Catching Up With: Dermot Boden, Citi’s chief brand officer

Citi Chief Brand Officer Dermot Boden was born in Dublin but moved to London at the age of 4. When he travels around London, he sees the city where he grew up from a different vantage point from most U.S. sponsor executives. He talked to us about how the city was managing the Olympics so far.
Citi's Dermot Boden
SHANA WITTENWYLER PHOTO
Having grown up here, what are your impressions?

BODEN: I’m a slightly confused Irelander, but I was privileged to grow up here. I really love this country. I was in tears (during the opening ceremony). I’m very proud of what London delivered and achieved. The country is going through a rough time right now, but you wouldn’t sense it from the atmosphere and the attitude of people. I’m very proud London’s hosting its third Games. I thought (during the opening ceremony) we saw the British humor is self-effacing and how edgy, impactful and self-deprecating it is. They’ve done a very good job of inculcating (the Olympics) through the city.

What impressed you the most?

BODEN: For the first time in history, the flame left the host country, once it arrived in the country, to go to another. It went to Dublin. That’s incredible.

What are you looking forward to?

BODEN: I’m looking forward to seeing Wimbledon. You get so used to the way the whole thing is managed. It will be interesting, the sacred grass on the center court with people in non-white. It will be interesting to see the subtle branding that’s there for Rolex and others removed.

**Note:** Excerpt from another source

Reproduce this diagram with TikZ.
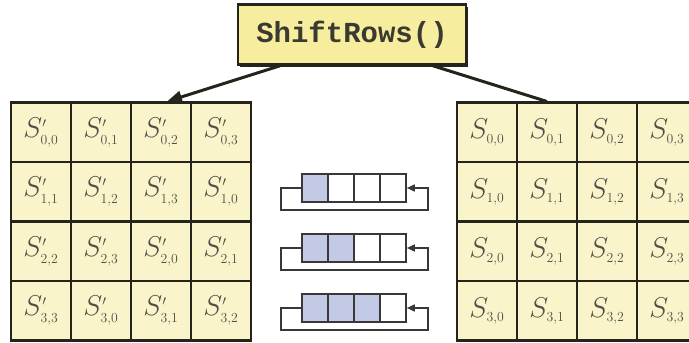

What is your impression of the reinvention of east London as an Olympic Park?

BODEN: I said to someone last night there would be little chance of going out there when I lived here. Everything I hear is that there’s a sense they’ve figured out how to manage (the venues) going forward. I am a West Ham United fan. They may take the ground forward. That would be very impressive. The stadium looks great. It seems like a re-energized area. It’s been a tough area. We hope for the best. I hope it isn’t the white elephant that we’ve seen in other cities.

When it comes to legacy, what are you anticipating it will be?

BODEN: The legacy of the Games for Citi is that I hope we have really connected, we’ve connected our brand in a way that people feel like is genuine in supporting people on their journey from ambition to achievement. The legacy of the Games itself is what Lord Coe expressed: inspiring a generation. If through this Games we get people more interested in sport and the optimism of the opportunity of having a dream and aspiring to get there and getting there is a very proud legacy.